Presidenta Laura Chinchilla and including U.S. Ambassador to Costa Rica, Anne S. Andrew, are among those raising their voices demanding a change in the a law, to allow the extradition of Costa Ricans related to offences abroad.
A bill to that effect was introduced in the Legislative Assembly in November 2o12.
The bill would amend Article 32 of the Constitution, which, as proposed, would read: “No Costa Rican may be compelled to abandon the country, except for extradition ordered by a Court of the Republic subject to the limits, guarantees and procedures defined by law”.
Such limits would include, for example, no extradition to a territory or country that has capital punishment since Costa Rica has no such penalty.
The push to have the bill approved gained momentum in the past week, when the United States dismantled supposedly the largest money laundering operation in the world and based right here in the little tiny country of Costa Rica.
Among the accused is one national (Costa Rican) and three foreigners who managed to obtain their Costa Rican nationality.
For many foreigners desiring nationality in the country, the quickest and simplest form is by way of marriage. Although in the recent years authorities have clamped down on “marriages of convenience”, the practice of hiring a Costa Rican woman or man to enter into a marriage agreement and then divorce after naturalization, is alive and well.
Mario Zamora, Costa Rica’s minister of Seguridad Publica and former director of the immigration service, is another advocate to the change in the law, saying “we are facing a criminal phenomenon in which foreigners obtain nationality to evade justice for crimes committed in other countries”.
Jorge Chavarria, the Attorney General, was emphatic in saying “we have no justification to shelter any person, be it Costa Rican or not, so as not to be tried in another country in the world”.
U.S. Ambassador Andrew said in a press conference Wednesday that extradition would send a clear message to criminals that “Costa Rica will not shelter them”.
The “proyecto de ley 18.659 (bill) is being driven by the government. But it is a slow process. The bill made it to the legislative agenda on May 8 as item number 29. Required, however, are three readings before it can be submitted to the Legislative Commission on Narcotics and Security for study
Slowing the process even further is that the bill, being a Constitutional Amendment, requires the approval of two legislative terms.
While the Partido Liberacion Nacional (PLN) or ruling party legislators fully support the bill, the opposition is not as determined.
Carmen María Muñoz, head of the Partido Acción Ciudadana (PAC) legislators, for instance, says she and her party are not against tbe bill but it requires discussion, first being necessary to use the laws and agreements already in place to combat criminal activity and prevention of crime.

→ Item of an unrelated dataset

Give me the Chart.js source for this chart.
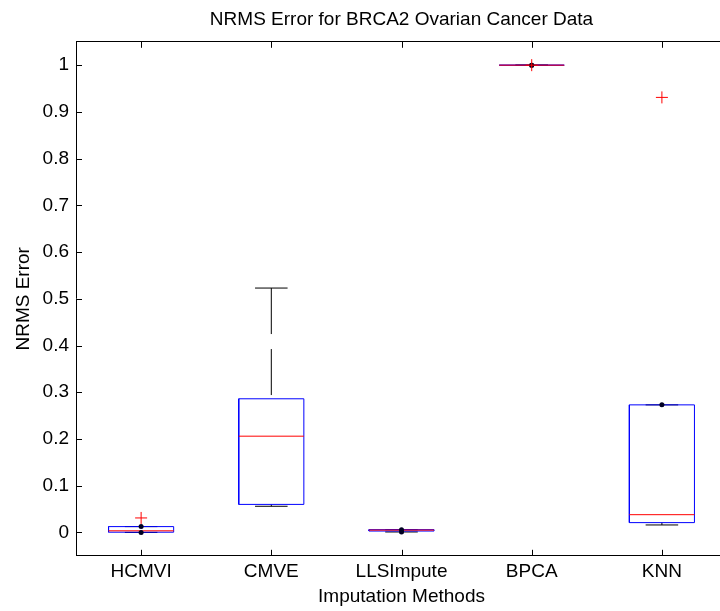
<!DOCTYPE html>
<html lang="en">
<head>
<meta charset="UTF-8" />
<title>NRMS Error for BRCA2 Ovarian Cancer Data</title>
<script src="https://cdn.jsdelivr.net/npm/chart.js@4.4.1/dist/chart.umd.min.js"></script>
<style>
  html, body { margin: 0; padding: 0; background: #fff; overflow: hidden; }
  #boxChart { display: block; }
</style>
</head>
<body>
<!-- the plot box runs slightly past the right edge of the window -->
<canvas id="boxChart" width="734" height="611"></canvas>
<script>
// imputation methods along the x axis
const methods = ['HCMVI', 'CMVE', 'LLSImpute', 'BPCA', 'KNN'];

// box statistics for each method
const lowerWhisker  = [0.000, 0.056, 0.001, 1.000, 0.016];
const lowerQuartile = [0.0005, 0.060, 0.003, 1.000, 0.021];
const medians       = [0.0035, 0.206, 0.005, 1.000, 0.038];
const upperQuartile = [0.0125, 0.286, 0.006, 1.000, 0.273];
const upperWhisker  = [0.0125, 0.523, 0.006, 1.000, 0.273];

// outliers: position on the x axis (1-based) and value
const outlierPos = [1, 4, 5];
const outlierVal = [0.031, 1.000, 0.931];

// y axis ticks
const yTicks = [0, 0.1, 0.2, 0.3, 0.4, 0.5, 0.6, 0.7, 0.8, 0.9, 1];
const yTickLabels = ['0', '0.1', '0.2', '0.3', '0.4', '0.5', '0.6', '0.7', '0.8', '0.9', '1'];

const BOX_HALF = 0.25;   // half box width in x units
const CAP_HALF = 0.125;  // half whisker cap width
const TICK_LEN = 6;      // inward tick marks, px

const font = { family: "'Liberation Sans', Arial, sans-serif", size: 19, weight: 'normal' };

// null y breaks a polyline
function gap(x) { return { x: x, y: null }; }

const boxPts = [], medPts = [], whiskPts = [], capPts = [], endDots = [];
methods.forEach((m, i) => {
  const c = i + 1;
  const l = c - BOX_HALF, r = c + BOX_HALF;
  boxPts.push({ x: l, y: lowerQuartile[i] }, { x: r, y: lowerQuartile[i] },
              { x: r, y: upperQuartile[i] }, { x: l, y: upperQuartile[i] },
              { x: l, y: lowerQuartile[i] }, gap(c));
  medPts.push({ x: l, y: medians[i] }, { x: r, y: medians[i] }, gap(c));
  whiskPts.push({ x: c, y: upperWhisker[i] }, { x: c, y: upperQuartile[i] }, gap(c));
  whiskPts.push({ x: c, y: lowerQuartile[i] }, { x: c, y: lowerWhisker[i] }, gap(c));
  capPts.push({ x: c - CAP_HALF, y: upperWhisker[i] }, { x: c + CAP_HALF, y: upperWhisker[i] }, gap(c));
  capPts.push({ x: c - CAP_HALF, y: lowerWhisker[i] }, { x: c + CAP_HALF, y: lowerWhisker[i] }, gap(c));
  // very short whiskers show up as a dot
  if (upperWhisker[i] - upperQuartile[i] < 0.003) endDots.push({ x: c, y: upperWhisker[i] });
  if (lowerQuartile[i] - lowerWhisker[i] < 0.003) endDots.push({ x: c, y: lowerWhisker[i] });
});

const outlierPts = outlierPos.map((p, i) => ({ x: p, y: outlierVal[i] }));

const lineBase = { type: 'line', pointRadius: 0, spanGaps: false, fill: false, tension: 0, borderWidth: 1 };

const methodTicks = axis => { axis.ticks = methods.map((m, i) => ({ value: i + 1 })); };

// tick marks pointing into the plot, on all sides of the box
const innerTicks = {
  id: 'innerTicks',
  afterDraw(chart) {
    const { ctx, chartArea: a, scales: { x, y } } = chart;
    ctx.save();
    ctx.strokeStyle = '#000';
    ctx.lineWidth = 1;
    ctx.beginPath();
    x.ticks.forEach(t => {
      const px = Math.round(x.getPixelForValue(t.value)) + 0.5;
      ctx.moveTo(px, a.bottom); ctx.lineTo(px, a.bottom - TICK_LEN);
      ctx.moveTo(px, a.top); ctx.lineTo(px, a.top + TICK_LEN);
    });
    y.ticks.forEach(t => {
      const py = Math.round(y.getPixelForValue(t.value)) + 0.5;
      ctx.moveTo(a.left, py); ctx.lineTo(a.left + TICK_LEN, py);
      ctx.moveTo(a.right, py); ctx.lineTo(a.right - TICK_LEN, py);
    });
    ctx.stroke();
    ctx.restore();
  }
};

new Chart(document.getElementById('boxChart'), {
  type: 'line',
  data: {
    datasets: [
      Object.assign({}, lineBase, { label: 'whiskers', data: whiskPts, borderColor: '#000', borderDash: [46, 15], order: 5 }),
      Object.assign({}, lineBase, { label: 'caps', data: capPts, borderColor: '#000', order: 4 }),
      Object.assign({}, lineBase, { label: 'boxes', data: boxPts, borderColor: '#0000ff', order: 3 }),
      Object.assign({}, lineBase, { label: 'medians', data: medPts, borderColor: '#ff0000', order: 2 }),
      { type: 'scatter', label: 'ends', data: endDots, pointRadius: 2.5, pointBackgroundColor: '#000022',
        pointBorderColor: '#000022', pointBorderWidth: 0, order: 1 },
      { type: 'scatter', label: 'outliers', data: outlierPts, pointStyle: 'cross', pointRadius: 6,
        pointBorderColor: '#ff0000', pointBorderWidth: 1, order: 0 }
    ]
  },
  plugins: [innerTicks],
  options: {
    responsive: false,
    animation: false,
    layout: { padding: { left: 0, right: 1, top: 0, bottom: 0 } },
    plugins: {
      legend: { display: false },
      tooltip: { enabled: false },
      title: {
        display: true,
        text: 'NRMS Error for BRCA2 Ovarian Cancer Data',
        color: '#000',
        font: font,
        fullSize: false,
        padding: { top: 8, bottom: 11 }
      }
    },
    scales: {
      x: {
        type: 'linear', position: 'bottom', min: 0.5, max: 5.5,
        afterBuildTicks: methodTicks,
        ticks: { callback: v => methods[v - 1], color: '#000', font: font, padding: 5, maxRotation: 0, autoSkip: false },
        grid: { drawOnChartArea: false, drawTicks: false },
        border: { color: '#000', width: 1 },
        title: { display: true, text: 'Imputation Methods', color: '#000', font: font, padding: { top: -3, bottom: 2.6 } }
      },
      xTop: {
        type: 'linear', position: 'top', min: 0.5, max: 5.5,
        afterBuildTicks: methodTicks,
        ticks: { display: false },
        grid: { drawOnChartArea: false, drawTicks: false },
        border: { color: '#000', width: 1 }
      },
      y: {
        type: 'linear', position: 'left', min: -0.05, max: 1.05,
        afterBuildTicks: axis => { axis.ticks = yTicks.map(v => ({ value: v })); },
        ticks: { callback: (v, i) => yTickLabels[i], color: '#000', font: font, padding: 7, autoSkip: false },
        grid: { drawOnChartArea: false, drawTicks: false },
        border: { color: '#000', width: 1 },
        title: { display: true, text: 'NRMS Error', color: '#000', font: font, padding: { top: 12, bottom: 0.8 } }
      }
    }
  }
});
</script>
</body>
</html>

Foreigners can easily evade tough immigration laws, laws that are complex and severe, opting for the “loos” naturalization law.
For example, to become a Costa Rican citizen there is no requirement of a criminal record, either from the local authorities (the OIJ) or the country of origin or even the International Police (Interpol).
Rodrigo Fallas, senior clerk of the Tribunal Supremo de Elecciones (TSE) confirms that “the registry only has the power to validate documents submitted”.